* Data section:
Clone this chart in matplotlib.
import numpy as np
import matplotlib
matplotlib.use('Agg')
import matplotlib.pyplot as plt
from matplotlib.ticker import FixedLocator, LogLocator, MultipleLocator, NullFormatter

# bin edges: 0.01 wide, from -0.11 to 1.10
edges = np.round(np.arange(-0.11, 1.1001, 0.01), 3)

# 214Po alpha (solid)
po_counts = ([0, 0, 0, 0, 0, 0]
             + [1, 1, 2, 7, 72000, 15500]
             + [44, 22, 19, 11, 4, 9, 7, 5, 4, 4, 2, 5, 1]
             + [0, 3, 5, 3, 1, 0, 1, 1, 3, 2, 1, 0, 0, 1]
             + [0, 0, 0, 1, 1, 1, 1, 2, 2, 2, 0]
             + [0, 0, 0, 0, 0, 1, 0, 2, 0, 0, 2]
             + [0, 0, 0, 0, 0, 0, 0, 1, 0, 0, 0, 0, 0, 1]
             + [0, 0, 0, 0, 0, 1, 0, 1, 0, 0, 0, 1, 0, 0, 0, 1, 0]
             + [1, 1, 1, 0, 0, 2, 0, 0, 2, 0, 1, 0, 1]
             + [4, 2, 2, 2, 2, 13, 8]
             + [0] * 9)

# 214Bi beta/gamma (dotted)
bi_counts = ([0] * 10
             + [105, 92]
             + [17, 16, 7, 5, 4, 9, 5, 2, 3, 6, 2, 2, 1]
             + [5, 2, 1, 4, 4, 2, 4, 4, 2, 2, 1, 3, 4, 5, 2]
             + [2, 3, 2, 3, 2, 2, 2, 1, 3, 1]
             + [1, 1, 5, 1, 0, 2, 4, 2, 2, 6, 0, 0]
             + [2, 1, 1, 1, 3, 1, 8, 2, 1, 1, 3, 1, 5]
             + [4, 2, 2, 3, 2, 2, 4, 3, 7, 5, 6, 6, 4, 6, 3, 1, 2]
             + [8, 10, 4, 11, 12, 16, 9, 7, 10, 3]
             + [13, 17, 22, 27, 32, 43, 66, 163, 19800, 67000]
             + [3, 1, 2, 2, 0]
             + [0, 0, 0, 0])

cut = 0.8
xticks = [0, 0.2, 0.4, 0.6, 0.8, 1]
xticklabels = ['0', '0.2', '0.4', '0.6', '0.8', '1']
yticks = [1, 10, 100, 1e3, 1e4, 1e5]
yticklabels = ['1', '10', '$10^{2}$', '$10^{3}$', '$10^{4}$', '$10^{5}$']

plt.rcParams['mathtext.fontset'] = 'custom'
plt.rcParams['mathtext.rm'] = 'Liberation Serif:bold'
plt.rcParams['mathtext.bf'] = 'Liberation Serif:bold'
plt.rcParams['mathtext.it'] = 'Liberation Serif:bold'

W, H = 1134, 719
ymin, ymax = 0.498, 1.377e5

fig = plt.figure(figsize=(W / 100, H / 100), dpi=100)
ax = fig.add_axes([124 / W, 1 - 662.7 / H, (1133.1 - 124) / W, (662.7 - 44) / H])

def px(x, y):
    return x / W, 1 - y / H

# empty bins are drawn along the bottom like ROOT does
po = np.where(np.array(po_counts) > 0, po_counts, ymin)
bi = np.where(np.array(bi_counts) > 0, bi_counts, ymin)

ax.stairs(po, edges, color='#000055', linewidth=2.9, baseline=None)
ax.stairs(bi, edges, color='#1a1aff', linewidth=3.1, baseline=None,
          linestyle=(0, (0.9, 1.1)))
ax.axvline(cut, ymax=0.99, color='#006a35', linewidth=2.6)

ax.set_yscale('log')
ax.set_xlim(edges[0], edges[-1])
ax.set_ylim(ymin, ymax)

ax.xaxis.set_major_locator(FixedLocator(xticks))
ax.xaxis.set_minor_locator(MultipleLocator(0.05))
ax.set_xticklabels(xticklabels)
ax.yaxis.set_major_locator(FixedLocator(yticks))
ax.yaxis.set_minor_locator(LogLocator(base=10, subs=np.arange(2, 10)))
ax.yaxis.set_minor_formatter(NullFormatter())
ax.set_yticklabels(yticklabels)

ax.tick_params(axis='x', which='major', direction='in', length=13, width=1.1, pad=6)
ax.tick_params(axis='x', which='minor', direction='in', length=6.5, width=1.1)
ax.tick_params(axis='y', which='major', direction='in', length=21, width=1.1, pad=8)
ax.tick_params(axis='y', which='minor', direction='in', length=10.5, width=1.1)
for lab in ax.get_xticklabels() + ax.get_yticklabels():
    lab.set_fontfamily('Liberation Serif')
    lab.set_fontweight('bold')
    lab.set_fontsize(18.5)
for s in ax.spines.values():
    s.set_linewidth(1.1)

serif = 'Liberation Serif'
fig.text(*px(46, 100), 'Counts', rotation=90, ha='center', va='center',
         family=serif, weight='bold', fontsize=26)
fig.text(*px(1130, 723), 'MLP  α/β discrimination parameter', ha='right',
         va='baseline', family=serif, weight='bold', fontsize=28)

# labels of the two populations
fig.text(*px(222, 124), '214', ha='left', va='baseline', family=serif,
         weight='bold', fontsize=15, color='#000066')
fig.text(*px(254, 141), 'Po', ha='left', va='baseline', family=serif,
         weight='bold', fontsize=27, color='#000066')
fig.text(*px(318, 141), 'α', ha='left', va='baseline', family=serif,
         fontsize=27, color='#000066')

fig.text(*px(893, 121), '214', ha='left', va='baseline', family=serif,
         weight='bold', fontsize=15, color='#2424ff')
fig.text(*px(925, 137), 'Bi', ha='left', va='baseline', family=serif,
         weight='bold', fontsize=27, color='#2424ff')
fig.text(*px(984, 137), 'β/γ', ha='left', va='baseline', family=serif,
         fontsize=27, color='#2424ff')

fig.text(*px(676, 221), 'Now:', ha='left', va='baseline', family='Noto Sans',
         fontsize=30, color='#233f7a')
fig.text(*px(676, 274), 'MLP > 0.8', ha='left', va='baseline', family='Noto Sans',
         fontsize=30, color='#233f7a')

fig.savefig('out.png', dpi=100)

* Goal:
Each line of the material above needs to be quoted exactly, please.

* Correct result:
Clone this chart in matplotlib.
import numpy as np
import matplotlib
matplotlib.use('Agg')
import matplotlib.pyplot as plt
from matplotlib.ticker import FixedLocator, LogLocator, MultipleLocator, NullFormatter

# bin edges: 0.01 wide, from -0.11 to 1.10
edges = np.round(np.arange(-0.11, 1.1001, 0.01), 3)

# 214Po alpha (solid)
po_counts = ([0, 0, 0, 0, 0, 0]
             + [1, 1, 2, 7, 72000, 15500]
             + [44, 22, 19, 11, 4, 9, 7, 5, 4, 4, 2, 5, 1]
             + [0, 3, 5, 3, 1, 0, 1, 1, 3, 2, 1, 0, 0, 1]
             + [0, 0, 0, 1, 1, 1, 1, 2, 2, 2, 0]
             + [0, 0, 0, 0, 0, 1, 0, 2, 0, 0, 2]
             + [0, 0, 0, 0, 0, 0, 0, 1, 0, 0, 0, 0, 0, 1]
             + [0, 0, 0, 0, 0, 1, 0, 1, 0, 0, 0, 1, 0, 0, 0, 1, 0]
             + [1, 1, 1, 0, 0, 2, 0, 0, 2, 0, 1, 0, 1]
             + [4, 2, 2, 2, 2, 13, 8]
             + [0] * 9)

# 214Bi beta/gamma (dotted)
bi_counts = ([0] * 10
             + [105, 92]
             + [17, 16, 7, 5, 4, 9, 5, 2, 3, 6, 2, 2, 1]
             + [5, 2, 1, 4, 4, 2, 4, 4, 2, 2, 1, 3, 4, 5, 2]
             + [2, 3, 2, 3, 2, 2, 2, 1, 3, 1]
             + [1, 1, 5, 1, 0, 2, 4, 2, 2, 6, 0, 0]
             + [2, 1, 1, 1, 3, 1, 8, 2, 1, 1, 3, 1, 5]
             + [4, 2, 2, 3, 2, 2, 4, 3, 7, 5, 6, 6, 4, 6, 3, 1, 2]
             + [8, 10, 4, 11, 12, 16, 9, 7, 10, 3]
             + [13, 17, 22, 27, 32, 43, 66, 163, 19800, 67000]
             + [3, 1, 2, 2, 0]
             + [0, 0, 0, 0])

cut = 0.8
xticks = [0, 0.2, 0.4, 0.6, 0.8, 1]
xticklabels = ['0', '0.2', '0.4', '0.6', '0.8', '1']
yticks = [1, 10, 100, 1e3, 1e4, 1e5]
yticklabels = ['1', '10', '$10^{2}$', '$10^{3}$', '$10^{4}$', '$10^{5}$']

plt.rcParams['mathtext.fontset'] = 'custom'
plt.rcParams['mathtext.rm'] = 'Liberation Serif:bold'
plt.rcParams['mathtext.bf'] = 'Liberation Serif:bold'
plt.rcParams['mathtext.it'] = 'Liberation Serif:bold'

W, H = 1134, 719
ymin, ymax = 0.498, 1.377e5

fig = plt.figure(figsize=(W / 100, H / 100), dpi=100)
ax = fig.add_axes([124 / W, 1 - 662.7 / H, (1133.1 - 124) / W, (662.7 - 44) / H])

def px(x, y):
    return x / W, 1 - y / H

# empty bins are drawn along the bottom like ROOT does
po = np.where(np.array(po_counts) > 0, po_counts, ymin)
bi = np.where(np.array(bi_counts) > 0, bi_counts, ymin)

ax.stairs(po, edges, color='#000055', linewidth=2.9, baseline=None)
ax.stairs(bi, edges, color='#1a1aff', linewidth=3.1, baseline=None,
          linestyle=(0, (0.9, 1.1)))
ax.axvline(cut, ymax=0.99, color='#006a35', linewidth=2.6)

ax.set_yscale('log')
ax.set_xlim(edges[0], edges[-1])
ax.set_ylim(ymin, ymax)

ax.xaxis.set_major_locator(FixedLocator(xticks))
ax.xaxis.set_minor_locator(MultipleLocator(0.05))
ax.set_xticklabels(xticklabels)
ax.yaxis.set_major_locator(FixedLocator(yticks))
ax.yaxis.set_minor_locator(LogLocator(base=10, subs=np.arange(2, 10)))
ax.yaxis.set_minor_formatter(NullFormatter())
ax.set_yticklabels(yticklabels)

ax.tick_params(axis='x', which='major', direction='in', length=13, width=1.1, pad=6)
ax.tick_params(axis='x', which='minor', direction='in', length=6.5, width=1.1)
ax.tick_params(axis='y', which='major', direction='in', length=21, width=1.1, pad=8)
ax.tick_params(axis='y', which='minor', direction='in', length=10.5, width=1.1)
for lab in ax.get_xticklabels() + ax.get_yticklabels():
    lab.set_fontfamily('Liberation Serif')
    lab.set_fontweight('bold')
    lab.set_fontsize(18.5)
for s in ax.spines.values():
    s.set_linewidth(1.1)

serif = 'Liberation Serif'
fig.text(*px(46, 100), 'Counts', rotation=90, ha='center', va='center',
         family=serif, weight='bold', fontsize=26)
fig.text(*px(1130, 723), 'MLP  α/β discrimination parameter', ha='right',
         va='baseline', family=serif, weight='bold', fontsize=28)

# labels of the two populations
fig.text(*px(222, 124), '214', ha='left', va='baseline', family=serif,
         weight='bold', fontsize=15, color='#000066')
fig.text(*px(254, 141), 'Po', ha='left', va='baseline', family=serif,
         weight='bold', fontsize=27, color='#000066')
fig.text(*px(318, 141), 'α', ha='left', va='baseline', family=serif,
         fontsize=27, color='#000066')

fig.text(*px(893, 121), '214', ha='left', va='baseline', family=serif,
         weight='bold', fontsize=15, color='#2424ff')
fig.text(*px(925, 137), 'Bi', ha='left', va='baseline', family=serif,
         weight='bold', fontsize=27, color='#2424ff')
fig.text(*px(984, 137), 'β/γ', ha='left', va='baseline', family=serif,
         fontsize=27, color='#2424ff')

fig.text(*px(676, 221), 'Now:', ha='left', va='baseline', family='Noto Sans',
         fontsize=30, color='#233f7a')
fig.text(*px(676, 274), 'MLP > 0.8', ha='left', va='baseline', family='Noto Sans',
         fontsize=30, color='#233f7a')

fig.savefig('out.png', dpi=100)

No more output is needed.